The new std.process is ready for review

H. S. Teoh hsteoh at quickfur.ath.cx
Sat Feb 23 16:44:29 PST 2013


On Sat, Feb 23, 2013 at 04:25:33PM -0800, Jonathan M Davis wrote:
> On Saturday, February 23, 2013 16:09:43 H. S. Teoh wrote:
> > BTW, is "std.process2" just the temporary name, or are we seriously
> > going to put in a "std.process2" into Phobos? I'm hoping the former,
> > as the latter is unforgivably ugly.
> 
> In previous discussions, it was agreed that future replacement modules
> would simply have a number appended to them like that (e.g. std.xml2
> or std.random2). I don't think that that decision is irreversible, but
> unless someone can come up with a much better name, I'd expect it to
> stick, and it has the advantage of making it very clear that it's
> replacing the old one.
[...]

Ugh. I don't like this. I can see where it's coming from, and why it's
necessary (to avoid breaking tons of code relying on the old API), but I
really don't like it.

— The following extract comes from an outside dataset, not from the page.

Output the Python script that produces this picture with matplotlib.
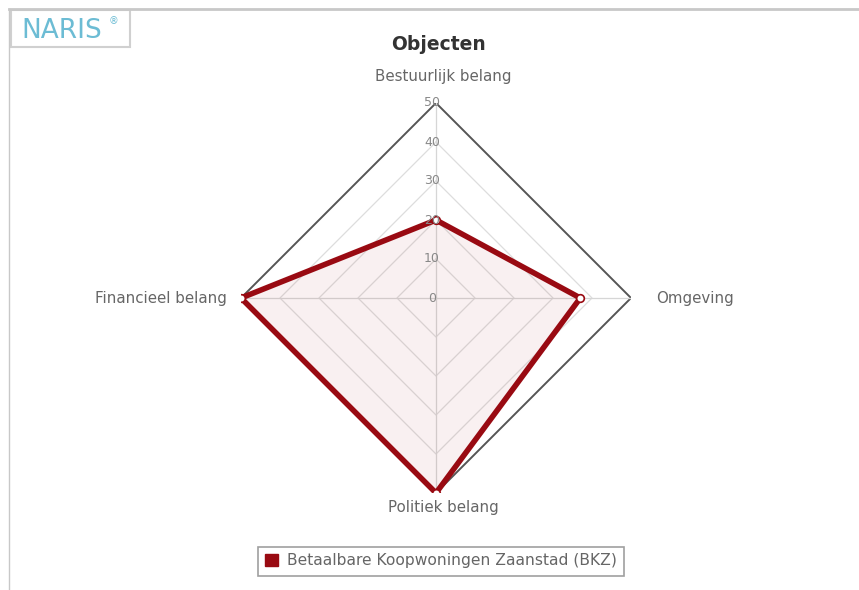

It leads to the ugly situation of code that relies
on both std.xyz7 and std.xyz19, just because parts of the code were
written at different times, and it's too much work to clean up, which
leaves people who read the code having to remember how version 19 of xyz
differed from version 7.

Unless we go through a deprecation process (no pun intended) where
std.process2 is a temporary name until the old std.process is phased
out, then std.process2 is renamed to std.process (perhaps leaving a
wrapper public import in std.process2).

I would really hate to see Phobos deteriorate into a situation of
std.algorithm5, std.io7, std.regex4, std.process3, std.range5, where
nobody can remember which version of which module is the most current
without looking it up, just because we have to keep all the old names
for backwards-compatibility.


T

-- 
Why do conspiracy theories always come from the same people??